» **TASK BRIEF**:
Skip the pictures. Set down, word for word, the lines from the start of the material up to and including the line with "(78, 78, 78))]".

» **SUPPLIED DATA**:
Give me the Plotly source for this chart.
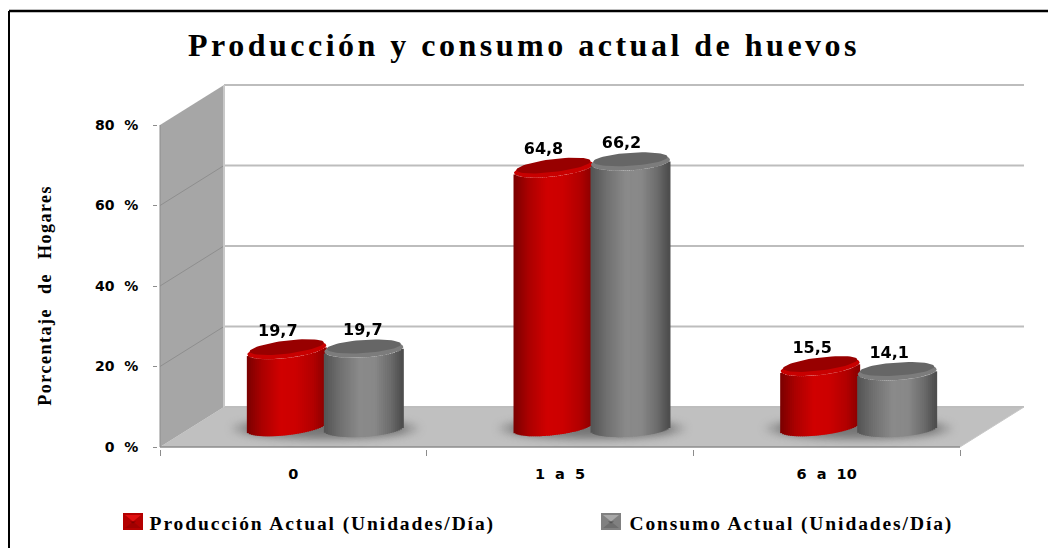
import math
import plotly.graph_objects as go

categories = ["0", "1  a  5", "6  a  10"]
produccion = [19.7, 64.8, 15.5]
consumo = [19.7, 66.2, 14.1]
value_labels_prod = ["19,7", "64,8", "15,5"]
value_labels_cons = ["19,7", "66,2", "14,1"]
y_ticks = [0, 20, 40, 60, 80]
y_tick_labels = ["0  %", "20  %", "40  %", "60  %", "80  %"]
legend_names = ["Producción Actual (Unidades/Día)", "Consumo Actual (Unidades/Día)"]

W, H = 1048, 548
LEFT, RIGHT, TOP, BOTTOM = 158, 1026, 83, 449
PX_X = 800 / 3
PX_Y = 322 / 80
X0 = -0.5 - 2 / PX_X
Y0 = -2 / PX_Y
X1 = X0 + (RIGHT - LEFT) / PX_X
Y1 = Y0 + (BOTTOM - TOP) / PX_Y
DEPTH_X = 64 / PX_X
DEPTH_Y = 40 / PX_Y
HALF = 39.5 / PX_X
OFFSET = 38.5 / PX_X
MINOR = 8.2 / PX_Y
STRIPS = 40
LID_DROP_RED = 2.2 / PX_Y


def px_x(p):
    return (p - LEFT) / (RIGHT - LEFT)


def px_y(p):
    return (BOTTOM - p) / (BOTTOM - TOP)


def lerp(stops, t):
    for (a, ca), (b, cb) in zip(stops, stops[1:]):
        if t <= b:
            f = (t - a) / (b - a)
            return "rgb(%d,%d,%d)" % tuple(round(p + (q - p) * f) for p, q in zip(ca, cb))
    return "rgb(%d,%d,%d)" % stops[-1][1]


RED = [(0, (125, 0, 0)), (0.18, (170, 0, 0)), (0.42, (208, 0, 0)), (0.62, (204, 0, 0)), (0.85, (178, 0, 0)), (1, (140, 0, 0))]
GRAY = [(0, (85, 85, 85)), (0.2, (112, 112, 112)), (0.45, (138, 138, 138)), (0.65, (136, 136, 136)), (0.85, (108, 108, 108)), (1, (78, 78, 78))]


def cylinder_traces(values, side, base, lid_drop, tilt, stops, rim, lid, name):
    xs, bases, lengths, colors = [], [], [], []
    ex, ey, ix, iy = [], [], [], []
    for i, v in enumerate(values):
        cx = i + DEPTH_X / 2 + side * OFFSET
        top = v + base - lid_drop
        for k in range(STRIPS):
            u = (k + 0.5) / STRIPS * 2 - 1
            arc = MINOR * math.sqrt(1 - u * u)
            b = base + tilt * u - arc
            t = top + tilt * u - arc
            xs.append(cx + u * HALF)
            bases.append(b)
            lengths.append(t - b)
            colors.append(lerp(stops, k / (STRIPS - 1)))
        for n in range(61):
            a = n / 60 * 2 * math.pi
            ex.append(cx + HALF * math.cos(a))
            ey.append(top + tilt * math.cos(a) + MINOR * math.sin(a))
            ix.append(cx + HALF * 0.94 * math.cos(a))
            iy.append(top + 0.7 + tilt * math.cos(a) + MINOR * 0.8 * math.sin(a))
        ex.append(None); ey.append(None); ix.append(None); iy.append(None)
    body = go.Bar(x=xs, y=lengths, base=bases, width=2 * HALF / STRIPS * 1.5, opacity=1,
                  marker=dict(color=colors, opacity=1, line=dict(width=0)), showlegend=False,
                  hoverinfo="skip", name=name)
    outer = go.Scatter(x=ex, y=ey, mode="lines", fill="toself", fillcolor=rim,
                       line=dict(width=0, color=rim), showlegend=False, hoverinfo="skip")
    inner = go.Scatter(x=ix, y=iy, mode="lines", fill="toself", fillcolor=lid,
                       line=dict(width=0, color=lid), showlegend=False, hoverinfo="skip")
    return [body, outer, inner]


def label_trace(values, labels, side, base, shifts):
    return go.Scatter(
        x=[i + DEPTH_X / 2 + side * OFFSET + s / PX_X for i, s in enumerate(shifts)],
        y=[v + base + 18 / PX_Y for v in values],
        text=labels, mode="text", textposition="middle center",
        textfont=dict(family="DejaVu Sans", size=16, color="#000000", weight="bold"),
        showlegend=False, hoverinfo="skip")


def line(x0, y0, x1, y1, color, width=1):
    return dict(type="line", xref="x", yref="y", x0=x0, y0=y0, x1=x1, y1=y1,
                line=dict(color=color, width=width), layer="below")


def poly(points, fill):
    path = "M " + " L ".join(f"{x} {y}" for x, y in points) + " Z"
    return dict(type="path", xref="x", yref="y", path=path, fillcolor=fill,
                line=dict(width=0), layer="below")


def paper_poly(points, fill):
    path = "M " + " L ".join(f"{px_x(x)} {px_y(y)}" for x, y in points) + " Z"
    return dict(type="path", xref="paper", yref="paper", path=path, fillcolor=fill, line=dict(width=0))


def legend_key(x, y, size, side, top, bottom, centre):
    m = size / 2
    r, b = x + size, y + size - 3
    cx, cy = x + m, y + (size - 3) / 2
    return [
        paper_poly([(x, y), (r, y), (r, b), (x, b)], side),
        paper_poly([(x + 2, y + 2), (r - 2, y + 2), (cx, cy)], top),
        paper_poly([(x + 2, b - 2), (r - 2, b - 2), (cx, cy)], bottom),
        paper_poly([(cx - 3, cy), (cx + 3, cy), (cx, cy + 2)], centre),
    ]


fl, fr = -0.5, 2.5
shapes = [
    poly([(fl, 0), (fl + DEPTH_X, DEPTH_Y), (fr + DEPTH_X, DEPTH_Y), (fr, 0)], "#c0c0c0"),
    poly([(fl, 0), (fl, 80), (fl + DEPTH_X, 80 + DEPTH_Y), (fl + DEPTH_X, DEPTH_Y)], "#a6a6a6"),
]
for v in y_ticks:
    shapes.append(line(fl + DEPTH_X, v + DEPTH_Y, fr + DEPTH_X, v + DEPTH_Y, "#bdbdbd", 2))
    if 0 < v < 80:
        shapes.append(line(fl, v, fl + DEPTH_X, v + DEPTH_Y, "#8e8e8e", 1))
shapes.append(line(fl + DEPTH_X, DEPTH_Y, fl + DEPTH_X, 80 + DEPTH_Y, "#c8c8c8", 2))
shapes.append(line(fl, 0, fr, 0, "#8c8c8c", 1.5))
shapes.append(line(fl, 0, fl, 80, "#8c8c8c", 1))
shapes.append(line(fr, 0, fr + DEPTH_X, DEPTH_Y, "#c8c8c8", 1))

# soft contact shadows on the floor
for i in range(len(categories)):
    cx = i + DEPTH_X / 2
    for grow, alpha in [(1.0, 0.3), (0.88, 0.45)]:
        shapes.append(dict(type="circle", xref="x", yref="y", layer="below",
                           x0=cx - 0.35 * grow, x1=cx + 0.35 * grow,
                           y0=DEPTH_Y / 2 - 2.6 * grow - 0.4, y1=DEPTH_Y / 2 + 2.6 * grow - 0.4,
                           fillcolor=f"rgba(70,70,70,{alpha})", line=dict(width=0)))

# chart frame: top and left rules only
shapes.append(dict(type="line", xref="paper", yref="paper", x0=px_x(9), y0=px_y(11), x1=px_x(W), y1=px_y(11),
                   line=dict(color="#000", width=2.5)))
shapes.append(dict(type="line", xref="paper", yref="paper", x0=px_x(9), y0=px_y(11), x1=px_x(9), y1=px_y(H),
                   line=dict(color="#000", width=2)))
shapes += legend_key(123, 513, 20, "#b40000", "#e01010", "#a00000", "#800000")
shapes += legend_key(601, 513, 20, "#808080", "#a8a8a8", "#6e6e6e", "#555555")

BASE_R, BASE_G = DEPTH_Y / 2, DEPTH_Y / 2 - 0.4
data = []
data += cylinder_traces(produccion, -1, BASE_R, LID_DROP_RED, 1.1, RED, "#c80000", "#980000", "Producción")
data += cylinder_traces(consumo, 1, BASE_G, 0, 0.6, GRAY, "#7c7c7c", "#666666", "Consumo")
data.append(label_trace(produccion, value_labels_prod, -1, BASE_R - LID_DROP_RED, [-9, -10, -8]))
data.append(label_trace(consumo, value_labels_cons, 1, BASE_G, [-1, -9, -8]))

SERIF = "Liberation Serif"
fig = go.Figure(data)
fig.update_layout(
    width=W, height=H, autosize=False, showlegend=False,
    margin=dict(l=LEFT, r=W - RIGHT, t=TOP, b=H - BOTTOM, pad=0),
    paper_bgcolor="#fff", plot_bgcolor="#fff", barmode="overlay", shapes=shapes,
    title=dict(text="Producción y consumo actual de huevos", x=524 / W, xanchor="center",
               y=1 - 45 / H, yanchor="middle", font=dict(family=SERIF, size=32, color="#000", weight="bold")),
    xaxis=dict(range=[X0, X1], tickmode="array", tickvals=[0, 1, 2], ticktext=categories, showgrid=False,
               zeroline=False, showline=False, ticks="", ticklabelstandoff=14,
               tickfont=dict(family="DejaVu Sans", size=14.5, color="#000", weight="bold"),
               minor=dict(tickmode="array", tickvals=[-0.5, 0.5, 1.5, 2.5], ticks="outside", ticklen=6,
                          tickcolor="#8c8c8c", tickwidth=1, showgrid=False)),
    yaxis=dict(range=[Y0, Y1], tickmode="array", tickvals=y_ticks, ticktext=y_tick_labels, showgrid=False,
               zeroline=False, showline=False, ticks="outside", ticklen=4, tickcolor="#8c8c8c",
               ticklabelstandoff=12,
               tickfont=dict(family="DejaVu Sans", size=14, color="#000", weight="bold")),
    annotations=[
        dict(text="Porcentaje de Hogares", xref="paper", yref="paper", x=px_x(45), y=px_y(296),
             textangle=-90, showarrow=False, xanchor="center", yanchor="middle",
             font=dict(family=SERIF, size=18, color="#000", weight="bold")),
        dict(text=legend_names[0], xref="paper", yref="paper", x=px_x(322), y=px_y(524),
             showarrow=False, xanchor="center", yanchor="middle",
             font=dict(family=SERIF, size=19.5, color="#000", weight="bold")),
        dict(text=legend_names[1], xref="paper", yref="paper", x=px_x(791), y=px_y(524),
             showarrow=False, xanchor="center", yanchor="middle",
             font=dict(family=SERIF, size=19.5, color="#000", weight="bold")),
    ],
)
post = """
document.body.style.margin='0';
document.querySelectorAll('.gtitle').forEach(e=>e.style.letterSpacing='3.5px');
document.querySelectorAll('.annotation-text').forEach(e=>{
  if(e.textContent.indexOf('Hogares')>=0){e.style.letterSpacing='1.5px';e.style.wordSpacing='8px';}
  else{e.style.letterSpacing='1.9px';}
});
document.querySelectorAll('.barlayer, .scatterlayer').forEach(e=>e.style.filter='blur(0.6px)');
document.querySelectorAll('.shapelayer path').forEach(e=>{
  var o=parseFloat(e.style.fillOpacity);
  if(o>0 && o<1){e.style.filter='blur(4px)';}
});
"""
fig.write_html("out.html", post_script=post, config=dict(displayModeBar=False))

» **ANSWER BELOW**:
Give me the Plotly source for this chart.
import math
import plotly.graph_objects as go

categories = ["0", "1  a  5", "6  a  10"]
produccion = [19.7, 64.8, 15.5]
consumo = [19.7, 66.2, 14.1]
value_labels_prod = ["19,7", "64,8", "15,5"]
value_labels_cons = ["19,7", "66,2", "14,1"]
y_ticks = [0, 20, 40, 60, 80]
y_tick_labels = ["0  %", "20  %", "40  %", "60  %", "80  %"]
legend_names = ["Producción Actual (Unidades/Día)", "Consumo Actual (Unidades/Día)"]

W, H = 1048, 548
LEFT, RIGHT, TOP, BOTTOM = 158, 1026, 83, 449
PX_X = 800 / 3
PX_Y = 322 / 80
X0 = -0.5 - 2 / PX_X
Y0 = -2 / PX_Y
X1 = X0 + (RIGHT - LEFT) / PX_X
Y1 = Y0 + (BOTTOM - TOP) / PX_Y
DEPTH_X = 64 / PX_X
DEPTH_Y = 40 / PX_Y
HALF = 39.5 / PX_X
OFFSET = 38.5 / PX_X
MINOR = 8.2 / PX_Y
STRIPS = 40
LID_DROP_RED = 2.2 / PX_Y


def px_x(p):
    return (p - LEFT) / (RIGHT - LEFT)


def px_y(p):
    return (BOTTOM - p) / (BOTTOM - TOP)


def lerp(stops, t):
    for (a, ca), (b, cb) in zip(stops, stops[1:]):
        if t <= b:
            f = (t - a) / (b - a)
            return "rgb(%d,%d,%d)" % tuple(round(p + (q - p) * f) for p, q in zip(ca, cb))
    return "rgb(%d,%d,%d)" % stops[-1][1]


RED = [(0, (125, 0, 0)), (0.18, (170, 0, 0)), (0.42, (208, 0, 0)), (0.62, (204, 0, 0)), (0.85, (178, 0, 0)), (1, (140, 0, 0))]
GRAY = [(0, (85, 85, 85)), (0.2, (112, 112, 112)), (0.45, (138, 138, 138)), (0.65, (136, 136, 136)), (0.85, (108, 108, 108)), (1, (78, 78, 78))]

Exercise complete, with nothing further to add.